→ SET TASK: Leave out the pictures and repeat the rest of the material exactly.

→ DATA SEGMENT:
++++++++++++++++++++

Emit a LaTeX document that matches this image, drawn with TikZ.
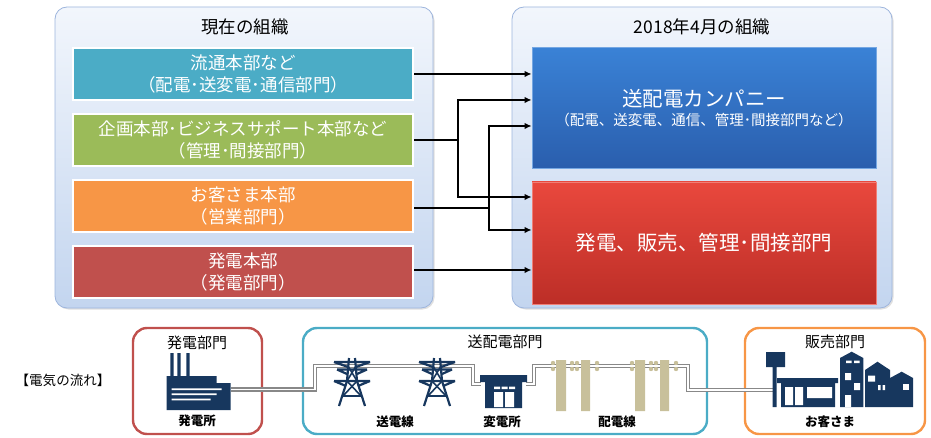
\documentclass[tikz,border=0pt]{standalone}
\usepackage{fontspec}
\setmainfont{Noto Sans CJK JP}
\usetikzlibrary{arrows.meta,shadows}
\definecolor{deptteal}{HTML}{4BACC6}
\definecolor{deptgreen}{HTML}{9BBB59}
\definecolor{deptorange}{HTML}{F79646}
\definecolor{deptred}{HTML}{C0504D}
\definecolor{paneltop}{HTML}{F2F6FC}
\definecolor{panelbot}{HTML}{C3D5EF}
\definecolor{panelline}{HTML}{9DB5DD}
\definecolor{bluetop}{HTML}{3A82D6}
\definecolor{bluebot}{HTML}{2A5EAD}
\definecolor{redtop}{HTML}{E9483D}
\definecolor{redbot}{HTML}{BC2E27}
\definecolor{navy}{HTML}{17375E}
\definecolor{poletan}{HTML}{C8C09B}
\definecolor{wiregray}{HTML}{888888}
\begin{document}
\begin{tikzpicture}[x=1pt,y=-1pt,>={Latex[length=7pt,width=6.5pt]},
  panel/.style={draw=panelline,line width=.8pt,rounded corners=12pt,top color=paneltop,bottom color=panelbot,drop shadow={opacity=.25,shadow xshift=1.5pt,shadow yshift=-1.5pt}},
  dept/.style={draw=white,line width=2.5pt,minimum width=340pt,minimum height=52pt,text=white,align=center,font=\fontsize{17.5}{22}\selectfont,drop shadow={opacity=.2,shadow xshift=1pt,shadow yshift=-1pt}},
  company/.style={draw=#1top!70!white,line width=.8pt,minimum width=344pt,minimum height=121pt,text=white,align=center,top color=#1top,bottom color=#1bot},
  conn/.style={line width=1.8pt},
  grpframe/.style={line width=2.4pt,rounded corners=14pt},
  head/.style={font=\fontsize{17.5}{20}\selectfont},
  sect/.style={font=\fontsize{15}{18}\selectfont},
  lab/.style={font=\bfseries\fontsize{12.5}{15}\selectfont},
  icon/.style={fill=navy},
  polefill/.style={fill=poletan},
  tower/.style={draw=navy,line width=2.2pt},
  wire/.style={draw=wiregray,line width=1.5pt,double=white,double distance=1.8pt}]
\useasboundingbox (0,0) rectangle (931,438);
\draw[panel] (55,7) rectangle (433,308);
\draw[panel] (512,7) rectangle (892,308);
\node[head] (now) at (245,27) {現在の組織};
\node[head] (next) at (702,27) {2018年4月の組織};
\node[dept,fill=deptteal] (b1) at (243,74) {流通本部など\\（配電･送変電･通信部門）};
\node[dept,fill=deptgreen] (b2) at (243,140) {企画本部･ビジネスサポート本部など\\（管理･間接部門）};
\node[dept,fill=deptorange] (b3) at (243,206) {お客さま本部\\（営業部門）};
\node[dept,fill=deptred] (b4) at (243,272) {発電本部\\（発電部門）};
\node[company=blue] (blue) at (704,108) {{\fontsize{20.5}{24}\selectfont 送配電カンパニー}\\[4pt]{\fontsize{14.5}{17}\selectfont （配電、送変電、通信、管理･間接部門など）}};
\node[company=red,minimum height=122pt,font=\fontsize{20.5}{24}\selectfont] (red) at (704,243) {発電、販売、管理･間接部門};
\coordinate (j2) at (458,140);
\coordinate (j3) at (489,208);
\path (0,100) coordinate (lv2) (0,126) coordinate (lv3) (0,197) coordinate (lv5) (0,230) coordinate (lv6);
\draw[->,conn] (b1.east) -- (b1.east -| blue.west);
\draw[conn] (b2.east) -- (j2);
\draw[->,conn] (j2) |- (blue.west |- lv2);
\draw[->,conn] (j2) |- (red.west |- lv5);
\draw[conn] (b3.east |- j3) -- (j3);
\draw[->,conn] (j3) |- (blue.west |- lv3);
\draw[->,conn] (j3) |- (red.west |- lv6);
\draw[->,conn] ([yshift=2pt]b4.east) -- ([yshift=2pt]b4.east -| red.west);
\node[font=\fontsize{13.5}{16}\selectfont] (flow) at (63,380) {【電気の流れ】};
\draw[grpframe,draw=deptred] (133,328) rectangle (262,434);
\draw[grpframe,draw=deptteal] (303,328) rectangle (707,434);
\draw[grpframe,draw=deptorange] (745,328) rectangle (925,434);
\node[sect] (gen) at (197,343) {発電部門};
\node[sect] (trans) at (505,342) {送配電部門};
\node[sect] (sales) at (835,342) {販売部門};
\node[lab] (plant) at (197,421) {発電所};
\node[lab] (line) at (395,422) {送電線};
\node[lab] (sub) at (502,422) {変電所};
\node[lab] (dist) at (617,422) {配電線};
\node[lab] (cust) at (830,422) {お客さま};
\draw[wire] (231,389.5) -- (315,389.5) -- (315,366) -- (473,366) -- (473,384) -- (481,384);
\draw[wire] (526,384) -- (534,384) -- (534,366) -- (688,366) -- (688,390) -- (774,390);
\fill[icon] (166.7,376) rectangle (216.7,410) (216.7,383) rectangle (230.7,410);
\fill[icon] (170.3,353) rectangle (173.7,376) (177.3,353) rectangle (180.7,376) (186.3,353) rectangle (189.7,376);
\fill[white] (171.7,388.3) rectangle (221.7,390) (171.7,393.3) rectangle (216.7,395) (171.7,398.7) rectangle (210.7,400.3);
\foreach \cx in {352,437}{
  \draw[tower,shift={(\cx,0)}] (-3,358) -- (-5,381) -- (-13,406) (3,358) -- (5,381) -- (13,406);
  \draw[tower,shift={(\cx,0)}] (-18,362) -- (18,362) (-18,362) -- (-4,367) (18,362) -- (4,367)
    (-15,369.5) -- (15,369.5) (-15,369.5) -- (-5,374) (15,369.5) -- (5,374)
    (-18,381) -- (18,381) (-18,381) -- (-6,386) (18,381) -- (6,386);
  \draw[tower,line width=1.6pt,shift={(\cx,0)}] (-4,366) -- (5,381) (4,366) -- (-5,381) (-5,381) -- (9,396) (5,381) -- (-9,396) (-9,396) -- (9,396);
}
\fill[icon] (480,375) rectangle (527,382) (485,382) rectangle (522,408);
\fill[white] (494,386.7) rectangle (500,389) (501.7,386.7) rectangle (507.7,389) (509,386.7) rectangle (515,389)
  (494,392) rectangle (503,407) (505,392) rectangle (514,407);
\foreach \px in {556,635}{
  \fill[polefill,shift={(\px,0)}] (0,360) rectangle (10,411) (25,360) rectangle (34,411);
  \foreach \ix in {-3,16,21,41}
    \fill[polefill,shift={(\px,0)}] (\ix,363) circle (2.2) (\ix,369) circle (2.2);
}
\fill[icon] (766,352) rectangle (785,367) (772.7,367) rectangle (776.7,407);
\fill[icon] (777,378) rectangle (838,383) (781,383) rectangle (835,407);
\fill[white] (785,387) rectangle (793,405) (795,387) rectangle (803,405) (807,387) rectangle (832,398);
\fill[icon] (840,358) -- (851.7,351.7) -- (863.3,358) -- (863.3,407) -- (840,407) -- cycle;
\fill[white] (846,360.5) rectangle (851.5,363) (854,360.5) rectangle (859.5,363) (845,373) rectangle (851,380) (854,383) rectangle (860,390) (845,395) rectangle (851,407);
\fill[icon] (865,370) -- (877.5,361.7) -- (890,370) -- (890,407) -- (865,407) -- cycle;
\fill[white] (868,375.7) rectangle (875,381.7) (878,385) rectangle (880.5,390) (882.5,385) rectangle (885,390);
\fill[icon] (890,378) -- (901.7,371.7) -- (913,378) -- (913,407) -- (890,407) -- cycle;
\fill[white] (902.7,384) rectangle (909,390);
\end{tikzpicture}
\end{document}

++++++++++++++++++++

→ PROBLEM SOLUTION:
Emit a LaTeX document that matches this image, drawn with TikZ.
\documentclass[tikz,border=0pt]{standalone}
\usepackage{fontspec}
\setmainfont{Noto Sans CJK JP}
\usetikzlibrary{arrows.meta,shadows}
\definecolor{deptteal}{HTML}{4BACC6}
\definecolor{deptgreen}{HTML}{9BBB59}
\definecolor{deptorange}{HTML}{F79646}
\definecolor{deptred}{HTML}{C0504D}
\definecolor{paneltop}{HTML}{F2F6FC}
\definecolor{panelbot}{HTML}{C3D5EF}
\definecolor{panelline}{HTML}{9DB5DD}
\definecolor{bluetop}{HTML}{3A82D6}
\definecolor{bluebot}{HTML}{2A5EAD}
\definecolor{redtop}{HTML}{E9483D}
\definecolor{redbot}{HTML}{BC2E27}
\definecolor{navy}{HTML}{17375E}
\definecolor{poletan}{HTML}{C8C09B}
\definecolor{wiregray}{HTML}{888888}
\begin{document}
\begin{tikzpicture}[x=1pt,y=-1pt,>={Latex[length=7pt,width=6.5pt]},
  panel/.style={draw=panelline,line width=.8pt,rounded corners=12pt,top color=paneltop,bottom color=panelbot,drop shadow={opacity=.25,shadow xshift=1.5pt,shadow yshift=-1.5pt}},
  dept/.style={draw=white,line width=2.5pt,minimum width=340pt,minimum height=52pt,text=white,align=center,font=\fontsize{17.5}{22}\selectfont,drop shadow={opacity=.2,shadow xshift=1pt,shadow yshift=-1pt}},
  company/.style={draw=#1top!70!white,line width=.8pt,minimum width=344pt,minimum height=121pt,text=white,align=center,top color=#1top,bottom color=#1bot},
  conn/.style={line width=1.8pt},
  grpframe/.style={line width=2.4pt,rounded corners=14pt},
  head/.style={font=\fontsize{17.5}{20}\selectfont},
  sect/.style={font=\fontsize{15}{18}\selectfont},
  lab/.style={font=\bfseries\fontsize{12.5}{15}\selectfont},
  icon/.style={fill=navy},
  polefill/.style={fill=poletan},
  tower/.style={draw=navy,line width=2.2pt},
  wire/.style={draw=wiregray,line width=1.5pt,double=white,double distance=1.8pt}]
\useasboundingbox (0,0) rectangle (931,438);
\draw[panel] (55,7) rectangle (433,308);
\draw[panel] (512,7) rectangle (892,308);
\node[head] (now) at (245,27) {現在の組織};
\node[head] (next) at (702,27) {2018年4月の組織};
\node[dept,fill=deptteal] (b1) at (243,74) {流通本部など\\（配電･送変電･通信部門）};
\node[dept,fill=deptgreen] (b2) at (243,140) {企画本部･ビジネスサポート本部など\\（管理･間接部門）};
\node[dept,fill=deptorange] (b3) at (243,206) {お客さま本部\\（営業部門）};
\node[dept,fill=deptred] (b4) at (243,272) {発電本部\\（発電部門）};
\node[company=blue] (blue) at (704,108) {{\fontsize{20.5}{24}\selectfont 送配電カンパニー}\\[4pt]{\fontsize{14.5}{17}\selectfont （配電、送変電、通信、管理･間接部門など）}};
\node[company=red,minimum height=122pt,font=\fontsize{20.5}{24}\selectfont] (red) at (704,243) {発電、販売、管理･間接部門};
\coordinate (j2) at (458,140);
\coordinate (j3) at (489,208);
\path (0,100) coordinate (lv2) (0,126) coordinate (lv3) (0,197) coordinate (lv5) (0,230) coordinate (lv6);
\draw[->,conn] (b1.east) -- (b1.east -| blue.west);
\draw[conn] (b2.east) -- (j2);
\draw[->,conn] (j2) |- (blue.west |- lv2);
\draw[->,conn] (j2) |- (red.west |- lv5);
\draw[conn] (b3.east |- j3) -- (j3);
\draw[->,conn] (j3) |- (blue.west |- lv3);
\draw[->,conn] (j3) |- (red.west |- lv6);
\draw[->,conn] ([yshift=2pt]b4.east) -- ([yshift=2pt]b4.east -| red.west);
\node[font=\fontsize{13.5}{16}\selectfont] (flow) at (63,380) {【電気の流れ】};
\draw[grpframe,draw=deptred] (133,328) rectangle (262,434);
\draw[grpframe,draw=deptteal] (303,328) rectangle (707,434);
\draw[grpframe,draw=deptorange] (745,328) rectangle (925,434);
\node[sect] (gen) at (197,343) {発電部門};
\node[sect] (trans) at (505,342) {送配電部門};
\node[sect] (sales) at (835,342) {販売部門};
\node[lab] (plant) at (197,421) {発電所};
\node[lab] (line) at (395,422) {送電線};
\node[lab] (sub) at (502,422) {変電所};
\node[lab] (dist) at (617,422) {配電線};
\node[lab] (cust) at (830,422) {お客さま};
\draw[wire] (231,389.5) -- (315,389.5) -- (315,366) -- (473,366) -- (473,384) -- (481,384);
\draw[wire] (526,384) -- (534,384) -- (534,366) -- (688,366) -- (688,390) -- (774,390);
\fill[icon] (166.7,376) rectangle (216.7,410) (216.7,383) rectangle (230.7,410);
\fill[icon] (170.3,353) rectangle (173.7,376) (177.3,353) rectangle (180.7,376) (186.3,353) rectangle (189.7,376);
\fill[white] (171.7,388.3) rectangle (221.7,390) (171.7,393.3) rectangle (216.7,395) (171.7,398.7) rectangle (210.7,400.3);
\foreach \cx in {352,437}{
  \draw[tower,shift={(\cx,0)}] (-3,358) -- (-5,381) -- (-13,406) (3,358) -- (5,381) -- (13,406);
  \draw[tower,shift={(\cx,0)}] (-18,362) -- (18,362) (-18,362) -- (-4,367) (18,362) -- (4,367)
    (-15,369.5) -- (15,369.5) (-15,369.5) -- (-5,374) (15,369.5) -- (5,374)
    (-18,381) -- (18,381) (-18,381) -- (-6,386) (18,381) -- (6,386);
  \draw[tower,line width=1.6pt,shift={(\cx,0)}] (-4,366) -- (5,381) (4,366) -- (-5,381) (-5,381) -- (9,396) (5,381) -- (-9,396) (-9,396) -- (9,396);
}
\fill[icon] (480,375) rectangle (527,382) (485,382) rectangle (522,408);
\fill[white] (494,386.7) rectangle (500,389) (501.7,386.7) rectangle (507.7,389) (509,386.7) rectangle (515,389)
  (494,392) rectangle (503,407) (505,392) rectangle (514,407);
\foreach \px in {556,635}{
  \fill[polefill,shift={(\px,0)}] (0,360) rectangle (10,411) (25,360) rectangle (34,411);
  \foreach \ix in {-3,16,21,41}
    \fill[polefill,shift={(\px,0)}] (\ix,363) circle (2.2) (\ix,369) circle (2.2);
}
\fill[icon] (766,352) rectangle (785,367) (772.7,367) rectangle (776.7,407);
\fill[icon] (777,378) rectangle (838,383) (781,383) rectangle (835,407);
\fill[white] (785,387) rectangle (793,405) (795,387) rectangle (803,405) (807,387) rectangle (832,398);
\fill[icon] (840,358) -- (851.7,351.7) -- (863.3,358) -- (863.3,407) -- (840,407) -- cycle;
\fill[white] (846,360.5) rectangle (851.5,363) (854,360.5) rectangle (859.5,363) (845,373) rectangle (851,380) (854,383) rectangle (860,390) (845,395) rectangle (851,407);
\fill[icon] (865,370) -- (877.5,361.7) -- (890,370) -- (890,407) -- (865,407) -- cycle;
\fill[white] (868,375.7) rectangle (875,381.7) (878,385) rectangle (880.5,390) (882.5,385) rectangle (885,390);
\fill[icon] (890,378) -- (901.7,371.7) -- (913,378) -- (913,407) -- (890,407) -- cycle;
\fill[white] (902.7,384) rectangle (909,390);
\end{tikzpicture}
\end{document}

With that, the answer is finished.